Task ▸ Restate the material word for word and leave out anything that is a picture.

Information supplied ▸

....................

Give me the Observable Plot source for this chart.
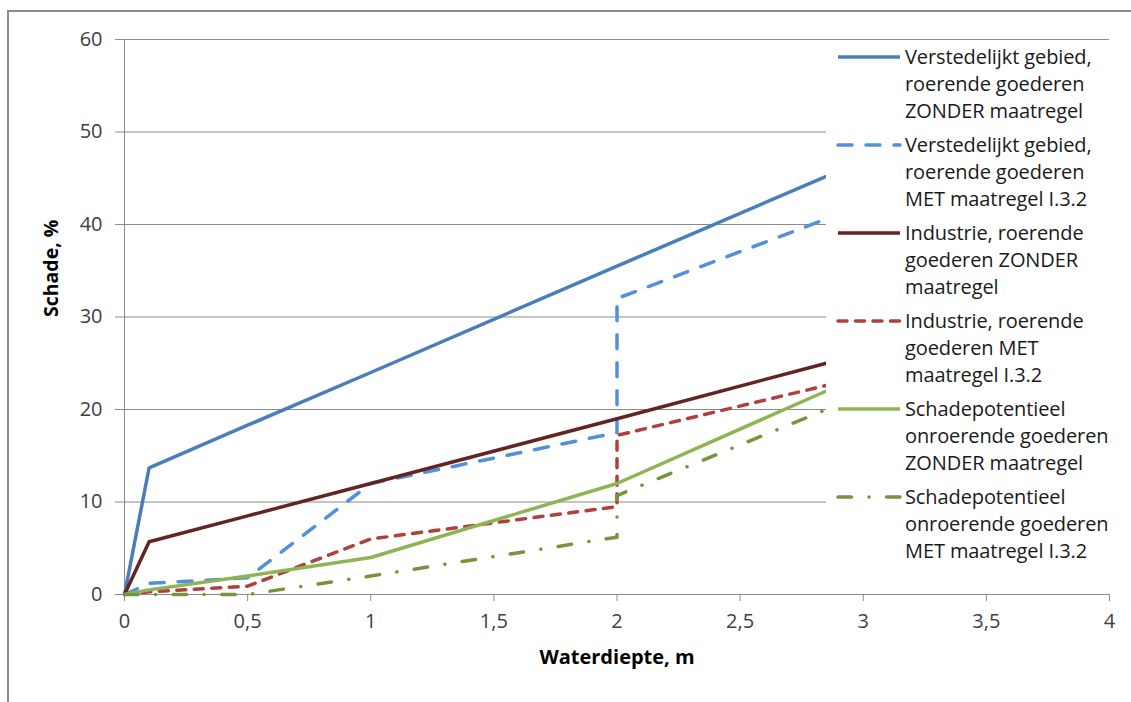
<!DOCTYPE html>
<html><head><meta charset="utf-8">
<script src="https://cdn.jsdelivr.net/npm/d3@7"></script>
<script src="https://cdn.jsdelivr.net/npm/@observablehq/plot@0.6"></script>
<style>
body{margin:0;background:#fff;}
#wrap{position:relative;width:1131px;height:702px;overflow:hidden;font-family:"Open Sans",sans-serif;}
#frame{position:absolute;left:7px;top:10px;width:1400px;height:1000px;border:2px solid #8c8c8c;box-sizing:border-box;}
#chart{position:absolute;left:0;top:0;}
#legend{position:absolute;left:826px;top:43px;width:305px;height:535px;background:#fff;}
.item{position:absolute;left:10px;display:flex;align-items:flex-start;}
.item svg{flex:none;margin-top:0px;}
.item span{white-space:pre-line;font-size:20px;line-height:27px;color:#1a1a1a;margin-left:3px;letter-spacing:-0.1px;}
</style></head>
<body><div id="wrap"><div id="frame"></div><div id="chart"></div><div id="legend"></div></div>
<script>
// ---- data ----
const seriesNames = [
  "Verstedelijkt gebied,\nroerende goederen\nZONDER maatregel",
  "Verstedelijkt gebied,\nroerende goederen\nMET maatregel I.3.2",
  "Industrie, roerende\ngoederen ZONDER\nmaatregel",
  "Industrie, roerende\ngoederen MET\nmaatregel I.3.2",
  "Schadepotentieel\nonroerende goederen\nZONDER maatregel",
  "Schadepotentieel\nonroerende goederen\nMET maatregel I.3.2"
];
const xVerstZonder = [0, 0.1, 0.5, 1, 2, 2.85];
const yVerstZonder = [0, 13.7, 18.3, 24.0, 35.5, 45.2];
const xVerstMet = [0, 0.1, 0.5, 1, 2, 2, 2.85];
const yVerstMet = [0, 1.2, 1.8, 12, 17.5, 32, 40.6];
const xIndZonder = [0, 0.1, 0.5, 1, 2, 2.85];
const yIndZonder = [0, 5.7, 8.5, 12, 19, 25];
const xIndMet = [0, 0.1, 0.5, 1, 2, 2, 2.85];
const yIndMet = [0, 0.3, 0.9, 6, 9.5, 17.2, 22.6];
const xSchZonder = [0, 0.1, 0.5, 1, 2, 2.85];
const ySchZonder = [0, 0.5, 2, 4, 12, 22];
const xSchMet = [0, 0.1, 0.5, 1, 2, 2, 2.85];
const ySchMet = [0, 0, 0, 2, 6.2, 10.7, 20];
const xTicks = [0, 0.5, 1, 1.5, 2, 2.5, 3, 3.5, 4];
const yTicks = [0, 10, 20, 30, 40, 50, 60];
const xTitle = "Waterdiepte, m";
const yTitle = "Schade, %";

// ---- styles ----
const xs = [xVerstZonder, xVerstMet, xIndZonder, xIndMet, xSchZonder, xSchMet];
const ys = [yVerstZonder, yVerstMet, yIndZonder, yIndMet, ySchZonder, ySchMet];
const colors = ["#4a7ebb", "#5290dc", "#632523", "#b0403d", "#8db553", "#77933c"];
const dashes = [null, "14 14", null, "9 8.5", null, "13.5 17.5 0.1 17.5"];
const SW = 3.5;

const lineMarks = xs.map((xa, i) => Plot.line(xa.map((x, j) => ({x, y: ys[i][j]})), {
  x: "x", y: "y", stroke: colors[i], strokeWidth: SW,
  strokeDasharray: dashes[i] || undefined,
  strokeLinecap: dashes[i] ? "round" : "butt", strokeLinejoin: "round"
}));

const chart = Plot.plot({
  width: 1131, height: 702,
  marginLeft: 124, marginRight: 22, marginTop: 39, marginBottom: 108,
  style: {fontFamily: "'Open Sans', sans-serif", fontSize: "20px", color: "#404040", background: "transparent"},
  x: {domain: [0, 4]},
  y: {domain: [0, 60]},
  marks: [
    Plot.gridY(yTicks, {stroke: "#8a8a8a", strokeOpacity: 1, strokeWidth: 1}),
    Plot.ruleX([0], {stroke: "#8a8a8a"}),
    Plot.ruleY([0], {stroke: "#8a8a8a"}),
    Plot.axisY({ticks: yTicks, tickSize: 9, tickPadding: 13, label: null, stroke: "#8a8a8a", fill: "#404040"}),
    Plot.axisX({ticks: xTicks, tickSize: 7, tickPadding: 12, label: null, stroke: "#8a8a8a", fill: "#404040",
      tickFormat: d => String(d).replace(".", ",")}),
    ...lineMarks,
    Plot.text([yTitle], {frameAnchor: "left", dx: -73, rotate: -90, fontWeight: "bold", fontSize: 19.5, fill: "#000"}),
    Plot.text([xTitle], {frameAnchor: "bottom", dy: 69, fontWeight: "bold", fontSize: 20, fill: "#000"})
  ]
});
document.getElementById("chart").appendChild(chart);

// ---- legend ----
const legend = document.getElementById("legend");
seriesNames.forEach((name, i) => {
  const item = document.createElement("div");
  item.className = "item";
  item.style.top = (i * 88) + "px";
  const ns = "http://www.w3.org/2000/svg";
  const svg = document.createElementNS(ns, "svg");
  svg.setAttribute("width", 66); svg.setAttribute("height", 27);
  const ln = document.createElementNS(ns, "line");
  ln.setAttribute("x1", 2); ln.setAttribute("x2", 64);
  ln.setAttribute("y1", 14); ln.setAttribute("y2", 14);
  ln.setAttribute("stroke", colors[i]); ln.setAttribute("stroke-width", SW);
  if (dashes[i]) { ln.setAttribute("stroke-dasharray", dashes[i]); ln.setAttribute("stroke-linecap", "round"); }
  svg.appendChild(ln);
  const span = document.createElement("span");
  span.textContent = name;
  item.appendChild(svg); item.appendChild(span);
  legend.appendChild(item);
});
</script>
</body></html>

....................

Response below ▸
Give me the Observable Plot source for this chart.
<!DOCTYPE html>
<html><head><meta charset="utf-8">
<script src="https://cdn.jsdelivr.net/npm/d3@7"></script>
<script src="https://cdn.jsdelivr.net/npm/@observablehq/plot@0.6"></script>
<style>
body{margin:0;background:#fff;}
#wrap{position:relative;width:1131px;height:702px;overflow:hidden;font-family:"Open Sans",sans-serif;}
#frame{position:absolute;left:7px;top:10px;width:1400px;height:1000px;border:2px solid #8c8c8c;box-sizing:border-box;}
#chart{position:absolute;left:0;top:0;}
#legend{position:absolute;left:826px;top:43px;width:305px;height:535px;background:#fff;}
.item{position:absolute;left:10px;display:flex;align-items:flex-start;}
.item svg{flex:none;margin-top:0px;}
.item span{white-space:pre-line;font-size:20px;line-height:27px;color:#1a1a1a;margin-left:3px;letter-spacing:-0.1px;}
</style></head>
<body><div id="wrap"><div id="frame"></div><div id="chart"></div><div id="legend"></div></div>
<script>
// ---- data ----
const seriesNames = [
  "Verstedelijkt gebied,\nroerende goederen\nZONDER maatregel",
  "Verstedelijkt gebied,\nroerende goederen\nMET maatregel I.3.2",
  "Industrie, roerende\ngoederen ZONDER\nmaatregel",
  "Industrie, roerende\ngoederen MET\nmaatregel I.3.2",
  "Schadepotentieel\nonroerende goederen\nZONDER maatregel",
  "Schadepotentieel\nonroerende goederen\nMET maatregel I.3.2"
];
const xVerstZonder = [0, 0.1, 0.5, 1, 2, 2.85];
const yVerstZonder = [0, 13.7, 18.3, 24.0, 35.5, 45.2];
const xVerstMet = [0, 0.1, 0.5, 1, 2, 2, 2.85];
const yVerstMet = [0, 1.2, 1.8, 12, 17.5, 32, 40.6];
const xIndZonder = [0, 0.1, 0.5, 1, 2, 2.85];
const yIndZonder = [0, 5.7, 8.5, 12, 19, 25];
const xIndMet = [0, 0.1, 0.5, 1, 2, 2, 2.85];
const yIndMet = [0, 0.3, 0.9, 6, 9.5, 17.2, 22.6];
const xSchZonder = [0, 0.1, 0.5, 1, 2, 2.85];
const ySchZonder = [0, 0.5, 2, 4, 12, 22];
const xSchMet = [0, 0.1, 0.5, 1, 2, 2, 2.85];
const ySchMet = [0, 0, 0, 2, 6.2, 10.7, 20];
const xTicks = [0, 0.5, 1, 1.5, 2, 2.5, 3, 3.5, 4];
const yTicks = [0, 10, 20, 30, 40, 50, 60];
const xTitle = "Waterdiepte, m";
const yTitle = "Schade, %";

// ---- styles ----
const xs = [xVerstZonder, xVerstMet, xIndZonder, xIndMet, xSchZonder, xSchMet];
const ys = [yVerstZonder, yVerstMet, yIndZonder, yIndMet, ySchZonder, ySchMet];
const colors = ["#4a7ebb", "#5290dc", "#632523", "#b0403d", "#8db553", "#77933c"];
const dashes = [null, "14 14", null, "9 8.5", null, "13.5 17.5 0.1 17.5"];
const SW = 3.5;

const lineMarks = xs.map((xa, i) => Plot.line(xa.map((x, j) => ({x, y: ys[i][j]})), {
  x: "x", y: "y", stroke: colors[i], strokeWidth: SW,
  strokeDasharray: dashes[i] || undefined,
  strokeLinecap: dashes[i] ? "round" : "butt", strokeLinejoin: "round"
}));

const chart = Plot.plot({
  width: 1131, height: 702,
  marginLeft: 124, marginRight: 22, marginTop: 39, marginBottom: 108,
  style: {fontFamily: "'Open Sans', sans-serif", fontSize: "20px", color: "#404040", background: "transparent"},
  x: {domain: [0, 4]},
  y: {domain: [0, 60]},
  marks: [
    Plot.gridY(yTicks, {stroke: "#8a8a8a", strokeOpacity: 1, strokeWidth: 1}),
    Plot.ruleX([0], {stroke: "#8a8a8a"}),
    Plot.ruleY([0], {stroke: "#8a8a8a"}),
    Plot.axisY({ticks: yTicks, tickSize: 9, tickPadding: 13, label: null, stroke: "#8a8a8a", fill: "#404040"}),
    Plot.axisX({ticks: xTicks, tickSize: 7, tickPadding: 12, label: null, stroke: "#8a8a8a", fill: "#404040",
      tickFormat: d => String(d).replace(".", ",")}),
    ...lineMarks,
    Plot.text([yTitle], {frameAnchor: "left", dx: -73, rotate: -90, fontWeight: "bold", fontSize: 19.5, fill: "#000"}),
    Plot.text([xTitle], {frameAnchor: "bottom", dy: 69, fontWeight: "bold", fontSize: 20, fill: "#000"})
  ]
});
document.getElementById("chart").appendChild(chart);

// ---- legend ----
const legend = document.getElementById("legend");
seriesNames.forEach((name, i) => {
  const item = document.createElement("div");
  item.className = "item";
  item.style.top = (i * 88) + "px";
  const ns = "http://www.w3.org/2000/svg";
  const svg = document.createElementNS(ns, "svg");
  svg.setAttribute("width", 66); svg.setAttribute("height", 27);
  const ln = document.createElementNS(ns, "line");
  ln.setAttribute("x1", 2); ln.setAttribute("x2", 64);
  ln.setAttribute("y1", 14); ln.setAttribute("y2", 14);
  ln.setAttribute("stroke", colors[i]); ln.setAttribute("stroke-width", SW);
  if (dashes[i]) { ln.setAttribute("stroke-dasharray", dashes[i]); ln.setAttribute("stroke-linecap", "round"); }
  svg.appendChild(ln);
  const span = document.createElement("span");
  span.textContent = name;
  item.appendChild(svg); item.appendChild(span);
  legend.appendChild(item);
});
</script>
</body></html>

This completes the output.